Source excerpt ▸
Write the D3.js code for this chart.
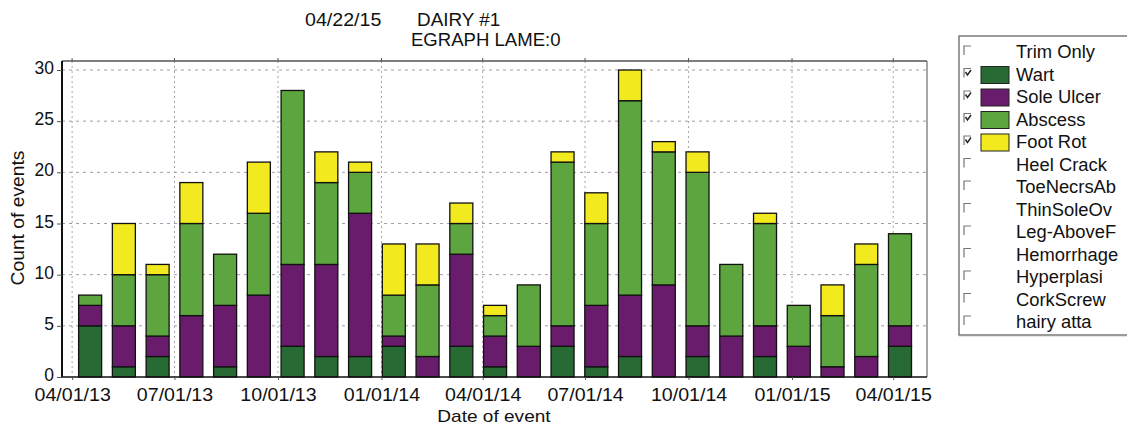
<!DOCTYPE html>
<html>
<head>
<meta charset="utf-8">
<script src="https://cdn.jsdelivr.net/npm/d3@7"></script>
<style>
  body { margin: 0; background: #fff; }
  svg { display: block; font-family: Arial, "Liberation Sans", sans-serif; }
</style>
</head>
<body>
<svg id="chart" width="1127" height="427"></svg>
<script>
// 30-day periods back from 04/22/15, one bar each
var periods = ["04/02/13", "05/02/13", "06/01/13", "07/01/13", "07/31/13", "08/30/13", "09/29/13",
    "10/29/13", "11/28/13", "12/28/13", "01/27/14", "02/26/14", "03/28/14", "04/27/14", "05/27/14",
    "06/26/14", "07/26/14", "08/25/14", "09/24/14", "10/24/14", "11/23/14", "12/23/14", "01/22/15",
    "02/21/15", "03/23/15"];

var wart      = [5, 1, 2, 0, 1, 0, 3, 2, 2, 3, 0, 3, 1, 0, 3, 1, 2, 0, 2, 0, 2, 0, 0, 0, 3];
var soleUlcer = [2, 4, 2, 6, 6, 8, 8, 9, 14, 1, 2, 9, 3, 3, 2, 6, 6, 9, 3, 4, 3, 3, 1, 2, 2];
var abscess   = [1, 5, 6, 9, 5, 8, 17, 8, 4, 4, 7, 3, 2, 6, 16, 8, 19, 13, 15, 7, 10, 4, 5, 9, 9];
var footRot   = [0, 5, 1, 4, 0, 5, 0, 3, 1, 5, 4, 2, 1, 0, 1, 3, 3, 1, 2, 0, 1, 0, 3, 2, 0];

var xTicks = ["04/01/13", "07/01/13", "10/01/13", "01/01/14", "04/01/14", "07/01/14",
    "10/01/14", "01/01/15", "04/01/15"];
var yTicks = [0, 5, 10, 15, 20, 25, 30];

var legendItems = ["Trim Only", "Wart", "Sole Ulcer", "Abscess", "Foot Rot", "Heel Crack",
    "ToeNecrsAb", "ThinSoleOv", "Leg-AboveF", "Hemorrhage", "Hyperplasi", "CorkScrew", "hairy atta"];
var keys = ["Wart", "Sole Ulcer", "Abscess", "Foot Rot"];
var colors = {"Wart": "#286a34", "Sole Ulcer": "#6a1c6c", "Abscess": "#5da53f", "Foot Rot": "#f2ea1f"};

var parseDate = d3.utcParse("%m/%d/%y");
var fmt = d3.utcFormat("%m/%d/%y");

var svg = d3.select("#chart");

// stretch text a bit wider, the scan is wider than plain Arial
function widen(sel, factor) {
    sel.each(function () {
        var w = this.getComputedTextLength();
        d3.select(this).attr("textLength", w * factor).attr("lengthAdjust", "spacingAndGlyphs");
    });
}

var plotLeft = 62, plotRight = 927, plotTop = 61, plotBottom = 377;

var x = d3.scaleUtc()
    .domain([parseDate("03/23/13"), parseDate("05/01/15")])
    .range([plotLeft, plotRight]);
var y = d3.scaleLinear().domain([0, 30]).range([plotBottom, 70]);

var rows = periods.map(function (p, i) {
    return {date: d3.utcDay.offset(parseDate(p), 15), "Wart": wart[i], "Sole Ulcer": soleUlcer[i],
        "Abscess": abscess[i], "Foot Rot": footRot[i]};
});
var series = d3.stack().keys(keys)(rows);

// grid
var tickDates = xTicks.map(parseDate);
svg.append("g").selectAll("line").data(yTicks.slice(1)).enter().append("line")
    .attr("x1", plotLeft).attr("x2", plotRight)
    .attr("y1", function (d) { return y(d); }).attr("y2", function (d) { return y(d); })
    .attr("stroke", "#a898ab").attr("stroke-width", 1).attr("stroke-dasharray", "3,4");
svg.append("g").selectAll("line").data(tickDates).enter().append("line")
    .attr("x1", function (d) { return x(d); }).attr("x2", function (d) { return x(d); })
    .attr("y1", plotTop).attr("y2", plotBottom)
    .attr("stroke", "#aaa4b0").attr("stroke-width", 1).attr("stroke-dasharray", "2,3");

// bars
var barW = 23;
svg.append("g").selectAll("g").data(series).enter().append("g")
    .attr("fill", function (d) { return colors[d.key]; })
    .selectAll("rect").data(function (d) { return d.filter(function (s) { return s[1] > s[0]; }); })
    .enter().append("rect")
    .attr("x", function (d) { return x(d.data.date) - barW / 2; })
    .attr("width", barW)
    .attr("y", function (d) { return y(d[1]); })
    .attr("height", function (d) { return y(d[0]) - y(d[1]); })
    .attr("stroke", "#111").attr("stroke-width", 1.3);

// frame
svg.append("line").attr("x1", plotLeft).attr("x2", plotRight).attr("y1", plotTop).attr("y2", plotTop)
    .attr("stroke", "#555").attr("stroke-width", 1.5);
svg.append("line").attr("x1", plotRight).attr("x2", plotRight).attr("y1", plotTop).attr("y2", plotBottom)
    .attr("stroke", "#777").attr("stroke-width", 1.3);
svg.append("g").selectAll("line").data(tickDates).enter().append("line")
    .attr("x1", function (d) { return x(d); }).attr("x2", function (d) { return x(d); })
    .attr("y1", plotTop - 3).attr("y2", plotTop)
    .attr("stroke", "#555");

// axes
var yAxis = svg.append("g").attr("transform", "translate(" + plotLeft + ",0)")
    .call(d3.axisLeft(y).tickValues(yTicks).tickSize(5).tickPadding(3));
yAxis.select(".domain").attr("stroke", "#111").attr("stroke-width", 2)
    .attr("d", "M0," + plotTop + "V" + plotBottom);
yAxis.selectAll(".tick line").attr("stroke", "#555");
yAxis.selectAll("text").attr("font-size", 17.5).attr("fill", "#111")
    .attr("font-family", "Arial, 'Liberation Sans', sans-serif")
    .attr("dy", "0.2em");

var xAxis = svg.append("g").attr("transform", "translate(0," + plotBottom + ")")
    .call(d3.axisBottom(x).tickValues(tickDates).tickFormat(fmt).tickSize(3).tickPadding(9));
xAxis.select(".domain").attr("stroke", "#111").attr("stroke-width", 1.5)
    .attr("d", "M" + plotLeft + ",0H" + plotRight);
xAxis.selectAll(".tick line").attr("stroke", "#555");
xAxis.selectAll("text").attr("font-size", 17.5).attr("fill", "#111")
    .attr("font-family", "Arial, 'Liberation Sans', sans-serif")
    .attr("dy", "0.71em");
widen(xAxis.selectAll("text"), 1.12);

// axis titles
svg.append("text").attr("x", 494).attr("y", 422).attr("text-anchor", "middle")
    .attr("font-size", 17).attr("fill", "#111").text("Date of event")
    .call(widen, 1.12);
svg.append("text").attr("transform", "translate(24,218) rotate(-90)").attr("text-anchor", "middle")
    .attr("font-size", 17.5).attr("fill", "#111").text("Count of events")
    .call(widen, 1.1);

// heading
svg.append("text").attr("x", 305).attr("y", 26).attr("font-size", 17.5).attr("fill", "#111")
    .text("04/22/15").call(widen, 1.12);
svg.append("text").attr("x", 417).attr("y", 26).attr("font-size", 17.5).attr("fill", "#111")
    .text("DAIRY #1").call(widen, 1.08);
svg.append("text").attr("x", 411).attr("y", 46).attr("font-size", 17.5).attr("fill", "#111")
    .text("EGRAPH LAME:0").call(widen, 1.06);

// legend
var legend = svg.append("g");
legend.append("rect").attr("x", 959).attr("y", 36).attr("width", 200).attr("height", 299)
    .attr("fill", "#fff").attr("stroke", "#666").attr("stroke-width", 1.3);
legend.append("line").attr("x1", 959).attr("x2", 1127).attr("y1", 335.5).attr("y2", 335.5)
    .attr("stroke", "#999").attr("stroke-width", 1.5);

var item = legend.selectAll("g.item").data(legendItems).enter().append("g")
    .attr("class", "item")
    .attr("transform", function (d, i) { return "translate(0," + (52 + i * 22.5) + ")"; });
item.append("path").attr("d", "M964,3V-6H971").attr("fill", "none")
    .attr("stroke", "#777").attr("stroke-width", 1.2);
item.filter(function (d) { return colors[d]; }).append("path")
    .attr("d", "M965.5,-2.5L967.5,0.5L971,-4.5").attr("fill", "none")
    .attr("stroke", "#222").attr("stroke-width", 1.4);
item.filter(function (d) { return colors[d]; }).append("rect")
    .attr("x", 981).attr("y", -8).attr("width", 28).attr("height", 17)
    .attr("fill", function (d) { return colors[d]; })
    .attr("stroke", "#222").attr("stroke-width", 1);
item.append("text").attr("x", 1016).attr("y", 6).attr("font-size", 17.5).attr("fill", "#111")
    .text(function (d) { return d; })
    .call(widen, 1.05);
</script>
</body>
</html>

Work instructions ▸ Print, exactly as written, the lines above from the first one to the one containing "1, 0, 3, 2, 0];". Leave out pictures.

Completed task ▸
Write the D3.js code for this chart.
<!DOCTYPE html>
<html>
<head>
<meta charset="utf-8">
<script src="https://cdn.jsdelivr.net/npm/d3@7"></script>
<style>
  body { margin: 0; background: #fff; }
  svg { display: block; font-family: Arial, "Liberation Sans", sans-serif; }
</style>
</head>
<body>
<svg id="chart" width="1127" height="427"></svg>
<script>
// 30-day periods back from 04/22/15, one bar each
var periods = ["04/02/13", "05/02/13", "06/01/13", "07/01/13", "07/31/13", "08/30/13", "09/29/13",
    "10/29/13", "11/28/13", "12/28/13", "01/27/14", "02/26/14", "03/28/14", "04/27/14", "05/27/14",
    "06/26/14", "07/26/14", "08/25/14", "09/24/14", "10/24/14", "11/23/14", "12/23/14", "01/22/15",
    "02/21/15", "03/23/15"];

var wart      = [5, 1, 2, 0, 1, 0, 3, 2, 2, 3, 0, 3, 1, 0, 3, 1, 2, 0, 2, 0, 2, 0, 0, 0, 3];
var soleUlcer = [2, 4, 2, 6, 6, 8, 8, 9, 14, 1, 2, 9, 3, 3, 2, 6, 6, 9, 3, 4, 3, 3, 1, 2, 2];
var abscess   = [1, 5, 6, 9, 5, 8, 17, 8, 4, 4, 7, 3, 2, 6, 16, 8, 19, 13, 15, 7, 10, 4, 5, 9, 9];
var footRot   = [0, 5, 1, 4, 0, 5, 0, 3, 1, 5, 4, 2, 1, 0, 1, 3, 3, 1, 2, 0, 1, 0, 3, 2, 0];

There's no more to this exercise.